• [Dataset content]
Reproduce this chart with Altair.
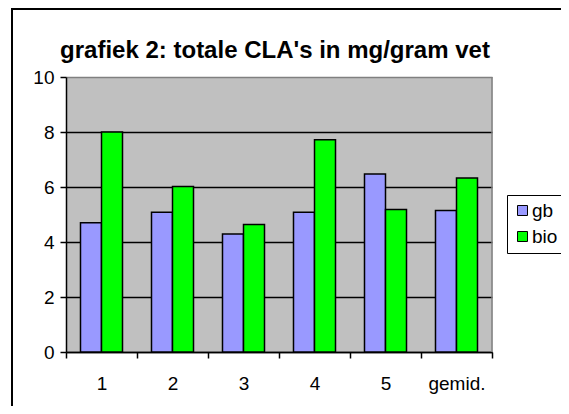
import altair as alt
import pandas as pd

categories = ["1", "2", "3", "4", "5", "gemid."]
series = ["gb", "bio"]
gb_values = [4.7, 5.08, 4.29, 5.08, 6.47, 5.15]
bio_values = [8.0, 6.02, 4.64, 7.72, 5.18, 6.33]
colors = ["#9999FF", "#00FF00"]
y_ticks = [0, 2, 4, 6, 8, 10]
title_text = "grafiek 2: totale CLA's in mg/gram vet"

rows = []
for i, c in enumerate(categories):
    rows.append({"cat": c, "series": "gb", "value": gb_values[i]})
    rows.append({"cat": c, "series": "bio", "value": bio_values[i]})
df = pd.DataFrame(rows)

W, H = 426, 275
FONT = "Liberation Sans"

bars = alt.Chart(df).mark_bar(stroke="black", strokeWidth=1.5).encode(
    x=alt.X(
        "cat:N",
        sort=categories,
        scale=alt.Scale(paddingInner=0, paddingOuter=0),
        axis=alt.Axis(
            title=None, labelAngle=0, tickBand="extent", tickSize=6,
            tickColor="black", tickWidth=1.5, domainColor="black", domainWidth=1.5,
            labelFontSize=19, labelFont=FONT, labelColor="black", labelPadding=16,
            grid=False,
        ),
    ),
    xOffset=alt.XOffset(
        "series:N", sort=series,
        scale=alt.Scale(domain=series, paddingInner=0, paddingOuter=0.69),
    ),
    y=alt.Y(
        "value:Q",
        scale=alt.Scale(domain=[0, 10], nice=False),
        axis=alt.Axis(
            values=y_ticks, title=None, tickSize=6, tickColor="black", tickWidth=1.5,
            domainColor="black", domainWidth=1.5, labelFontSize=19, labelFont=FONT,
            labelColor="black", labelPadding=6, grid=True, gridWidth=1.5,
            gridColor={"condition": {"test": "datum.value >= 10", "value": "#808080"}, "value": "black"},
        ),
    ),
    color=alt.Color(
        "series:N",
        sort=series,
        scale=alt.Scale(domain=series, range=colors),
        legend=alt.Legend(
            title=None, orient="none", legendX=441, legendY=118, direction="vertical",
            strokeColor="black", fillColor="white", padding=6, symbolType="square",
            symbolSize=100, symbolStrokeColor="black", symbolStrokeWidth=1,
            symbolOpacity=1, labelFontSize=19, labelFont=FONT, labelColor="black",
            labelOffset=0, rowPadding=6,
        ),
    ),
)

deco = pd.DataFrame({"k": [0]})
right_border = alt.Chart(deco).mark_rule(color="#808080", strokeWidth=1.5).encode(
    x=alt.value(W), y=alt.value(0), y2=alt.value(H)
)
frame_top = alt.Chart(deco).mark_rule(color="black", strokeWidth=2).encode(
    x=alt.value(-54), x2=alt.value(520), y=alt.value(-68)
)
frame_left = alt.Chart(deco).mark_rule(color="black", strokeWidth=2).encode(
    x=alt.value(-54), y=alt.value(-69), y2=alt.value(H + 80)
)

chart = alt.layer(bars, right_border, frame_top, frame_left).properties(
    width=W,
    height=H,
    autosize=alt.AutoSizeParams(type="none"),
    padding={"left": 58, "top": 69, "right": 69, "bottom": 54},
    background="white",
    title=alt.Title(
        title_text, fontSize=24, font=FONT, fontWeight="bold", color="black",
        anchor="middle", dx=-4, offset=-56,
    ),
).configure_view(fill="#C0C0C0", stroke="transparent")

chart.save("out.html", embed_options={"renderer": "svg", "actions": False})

• [Exercise details] Reproduce the material in its entirety and word for word, without the pictures.

• [Output below]
Reproduce this chart with Altair.
import altair as alt
import pandas as pd

categories = ["1", "2", "3", "4", "5", "gemid."]
series = ["gb", "bio"]
gb_values = [4.7, 5.08, 4.29, 5.08, 6.47, 5.15]
bio_values = [8.0, 6.02, 4.64, 7.72, 5.18, 6.33]
colors = ["#9999FF", "#00FF00"]
y_ticks = [0, 2, 4, 6, 8, 10]
title_text = "grafiek 2: totale CLA's in mg/gram vet"

rows = []
for i, c in enumerate(categories):
    rows.append({"cat": c, "series": "gb", "value": gb_values[i]})
    rows.append({"cat": c, "series": "bio", "value": bio_values[i]})
df = pd.DataFrame(rows)

W, H = 426, 275
FONT = "Liberation Sans"

bars = alt.Chart(df).mark_bar(stroke="black", strokeWidth=1.5).encode(
    x=alt.X(
        "cat:N",
        sort=categories,
        scale=alt.Scale(paddingInner=0, paddingOuter=0),
        axis=alt.Axis(
            title=None, labelAngle=0, tickBand="extent", tickSize=6,
            tickColor="black", tickWidth=1.5, domainColor="black", domainWidth=1.5,
            labelFontSize=19, labelFont=FONT, labelColor="black", labelPadding=16,
            grid=False,
        ),
    ),
    xOffset=alt.XOffset(
        "series:N", sort=series,
        scale=alt.Scale(domain=series, paddingInner=0, paddingOuter=0.69),
    ),
    y=alt.Y(
        "value:Q",
        scale=alt.Scale(domain=[0, 10], nice=False),
        axis=alt.Axis(
            values=y_ticks, title=None, tickSize=6, tickColor="black", tickWidth=1.5,
            domainColor="black", domainWidth=1.5, labelFontSize=19, labelFont=FONT,
            labelColor="black", labelPadding=6, grid=True, gridWidth=1.5,
            gridColor={"condition": {"test": "datum.value >= 10", "value": "#808080"}, "value": "black"},
        ),
    ),
    color=alt.Color(
        "series:N",
        sort=series,
        scale=alt.Scale(domain=series, range=colors),
        legend=alt.Legend(
            title=None, orient="none", legendX=441, legendY=118, direction="vertical",
            strokeColor="black", fillColor="white", padding=6, symbolType="square",
            symbolSize=100, symbolStrokeColor="black", symbolStrokeWidth=1,
            symbolOpacity=1, labelFontSize=19, labelFont=FONT, labelColor="black",
            labelOffset=0, rowPadding=6,
        ),
    ),
)

deco = pd.DataFrame({"k": [0]})
right_border = alt.Chart(deco).mark_rule(color="#808080", strokeWidth=1.5).encode(
    x=alt.value(W), y=alt.value(0), y2=alt.value(H)
)
frame_top = alt.Chart(deco).mark_rule(color="black", strokeWidth=2).encode(
    x=alt.value(-54), x2=alt.value(520), y=alt.value(-68)
)
frame_left = alt.Chart(deco).mark_rule(color="black", strokeWidth=2).encode(
    x=alt.value(-54), y=alt.value(-69), y2=alt.value(H + 80)
)

chart = alt.layer(bars, right_border, frame_top, frame_left).properties(
    width=W,
    height=H,
    autosize=alt.AutoSizeParams(type="none"),
    padding={"left": 58, "top": 69, "right": 69, "bottom": 54},
    background="white",
    title=alt.Title(
        title_text, fontSize=24, font=FONT, fontWeight="bold", color="black",
        anchor="middle", dx=-4, offset=-56,
    ),
).configure_view(fill="#C0C0C0", stroke="transparent")

chart.save("out.html", embed_options={"renderer": "svg", "actions": False})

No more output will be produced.